Il est né juste après minuit et si on en croit un des livres de Salman Rushdie ça expliquerait sa difformité .
Ça m'a aussi rappelé le début de Belle du seigneur quand Solal se demande si on peut aimer une personne qui aurait (je crois) les dents un peu plus longues ou un peu plus petites que la norme et que grosso modo un centimètre peut tout changer, changer un destin. Les yeux d'Auggie sont un centimètre et quelque plus bas que la normale.
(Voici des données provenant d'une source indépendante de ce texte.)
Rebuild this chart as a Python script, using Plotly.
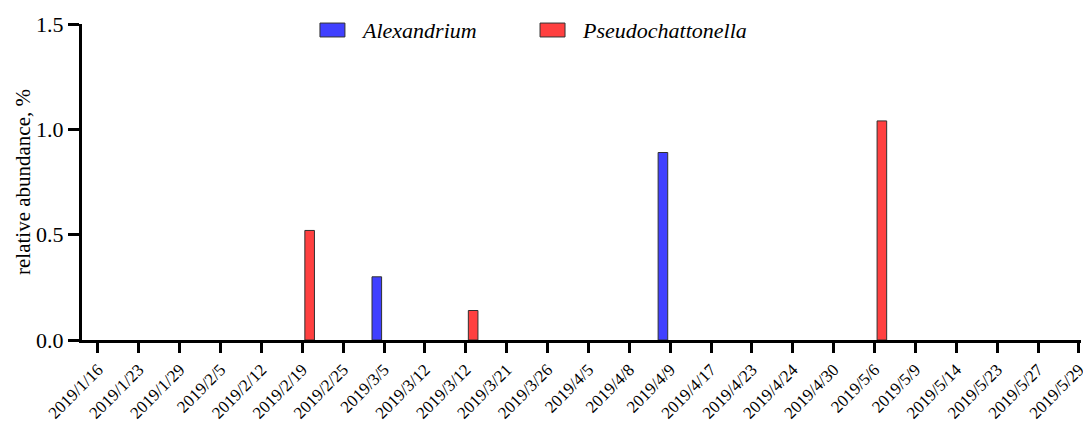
import plotly.graph_objects as go

dates = ["2019/1/16", "2019/1/23", "2019/1/29", "2019/2/5", "2019/2/12", "2019/2/19",
         "2019/2/25", "2019/3/5", "2019/3/12", "2019/3/12", "2019/3/21", "2019/3/26",
         "2019/4/5", "2019/4/8", "2019/4/9", "2019/4/17", "2019/4/23", "2019/4/24",
         "2019/4/30", "2019/5/6", "2019/5/9", "2019/5/14", "2019/5/23", "2019/5/27",
         "2019/5/29"]
alexandrium = [0, 0, 0, 0, 0, 0, 0, 0.30, 0, 0, 0, 0, 0, 0, 0.89, 0, 0, 0, 0, 0, 0, 0, 0, 0, 0]
pseudochattonella = [0, 0, 0, 0, 0, 0.52, 0, 0, 0, 0.14, 0, 0, 0, 0, 0, 0, 0, 0, 0, 1.04, 0, 0, 0, 0, 0]
series_names = ["Alexandrium", "Pseudochattonella"]
colors = ["#4040FF", "#FF4040"]

xpos = list(range(len(dates)))
FONT = "Liberation Serif, Times New Roman, serif"

fig = go.Figure()
for name, vals, col in zip(series_names, [alexandrium, pseudochattonella], colors):
    fig.add_trace(go.Bar(x=xpos, y=vals, name=name,
                         marker=dict(color=col,
                                     line=dict(color="#303030",
                                               width=[1 if v > 0 else 0 for v in vals])),
                         showlegend=False))

# legend drawn as swatches + italic text
legend_items = [(0.2382, 0.2773), (0.4585, 0.4985)]
for (sx, tx), name, col in zip(legend_items, series_names, colors):
    fig.add_shape(type="rect", xref="paper", yref="paper",
                  x0=sx, x1=sx + 0.025, y0=0.959, y1=1.003,
                  fillcolor=col, line=dict(color="#303030", width=1))
    fig.add_annotation(xref="paper", yref="paper", x=tx, y=0.981,
                       xanchor="left", yanchor="middle", showarrow=False,
                       text=f"<i>{name}</i>",
                       font=dict(family=FONT, size=22, color="black"))

fig.update_layout(
    width=1083, height=421,
    margin=dict(l=82, r=2, t=24, b=81),
    paper_bgcolor="white", plot_bgcolor="white",
    barmode="group", bargap=0.286, bargroupgap=0.342,
    font=dict(family=FONT, color="black"),
)
fig.update_xaxes(
    range=[-0.391, 24.05], tickvals=xpos, ticktext=dates, tickangle=-45,
    showline=True, linewidth=3, linecolor="black",
    ticks="outside", ticklen=10, tickwidth=3, tickcolor="black",
    showgrid=False, zeroline=False, automargin=False, ticklabeloverflow="allow",
    tickfont=dict(family=FONT, size=17, color="black"),
)
fig.update_yaxes(
    range=[0, 1.5], tickvals=[0, 0.5, 1.0, 1.5], tickformat=".1f",
    showline=True, linewidth=3, linecolor="black",
    ticks="outside", ticklen=11, tickwidth=3, tickcolor="black",
    showgrid=False, zeroline=False, automargin=False,
    tickfont=dict(family=FONT, size=22, color="black"),
    title=dict(text="relative abundance, %", font=dict(family=FONT, size=21, color="black"),
               standoff=0),
)

fig.write_html("out.html", config={"displayModeBar": False},
               post_script="document.body.style.margin='0';")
Le roman commence avec la première rentrée d'Auggie dans une école- jusque là il étudiait à la maison. La réaction des enfants ne se fait pas attendre. J'entends souvent dire "les enfants sont si méchants entre eux" mais bon sang...ce n'est rien d'autre que le reflet des adultes.
L'histoire est racontée à travers plusieurs regards. C'est un roman pour enfants/jeunes adultes mais il peut aussi très bien se lire à tout âge. On a surement besoin de ce genre de livres, et il devrait faire partie des lectures de nos collégiens.
J'ai du mal à parler de ce livre à vrai dire, je n'ai pas envie de lui mettre d'étiquettes littéraires, ni de trop le conceptualiser.

Je vais peut-être juste dire qu'on ne peut pas ne pas verser quelques larmes, qu'il me touche en tant que jeune prof confrontée à des élèves qui sont souvent bien différents, et qu'il touche en moi la petite fille à l'œil bandé.

Cette lecture m'a aussi été conseillée par une amie, une amie qui a les yeux bien placés mais bien trop bleus pour être normaux.

La Flèche du temps -- Martin Amis

J'aurais pu laisser passer quelques heures, voire quelques jours, avant de parler de ce roman, le temps que les pendules se remettent à l'heure et que les aiguilles reprennent une direction normale et redonnent du sens aux choses, mais cette lecture offre une expérience inédite et je ne pouvais pas attendre plus.
Martin Amis a choisi de raconter l'histoire d'un homme à l'envers. NON, ça ne prend pas la même forme ni les mêmes dimensions que l'histoire de Benjamin Button. C'est tout simplement la touche retour en arrière qui est enclenchée, un rewind (don't be kind), on rembobine et on observe. C'est-à-dire que les choses se font à l'envers, on dit bonjour quand on se quitte, on frappe à la porte au moment de partir, on n'avale pas la nourriture, on la recrache, on la trie, on refait le plat, on rassemble les morceaux de viande et on retourne les déposer au supermarché contre de l'argent. Tous les détails y sont - pas la peine de raconter le processus des autres besoins vitaux. Amis le fait très bien.

C'est tellement dérangeant ce monde où les prostitués payent leurs clients.

Les Désorientés -- Amin Maalouf

Petite photo à la bien avec photophore orientalisant qui se prête bien à cette lecture.
Si Soufi Mon amour est le roman du présent, du perpétuel aujourd'hui, Les Désorientés d'Amin Maalouf est sans conteste celui d'hier.
 Véritable archéologie de la vie du personnage principal Adam. 
Et avec un nom comme ça, cette archéologie personnelle ne pouvait que devenir une remontée aux sources de toute l'humanité - où du moins de celle qui peuple le bassin méditerranéen.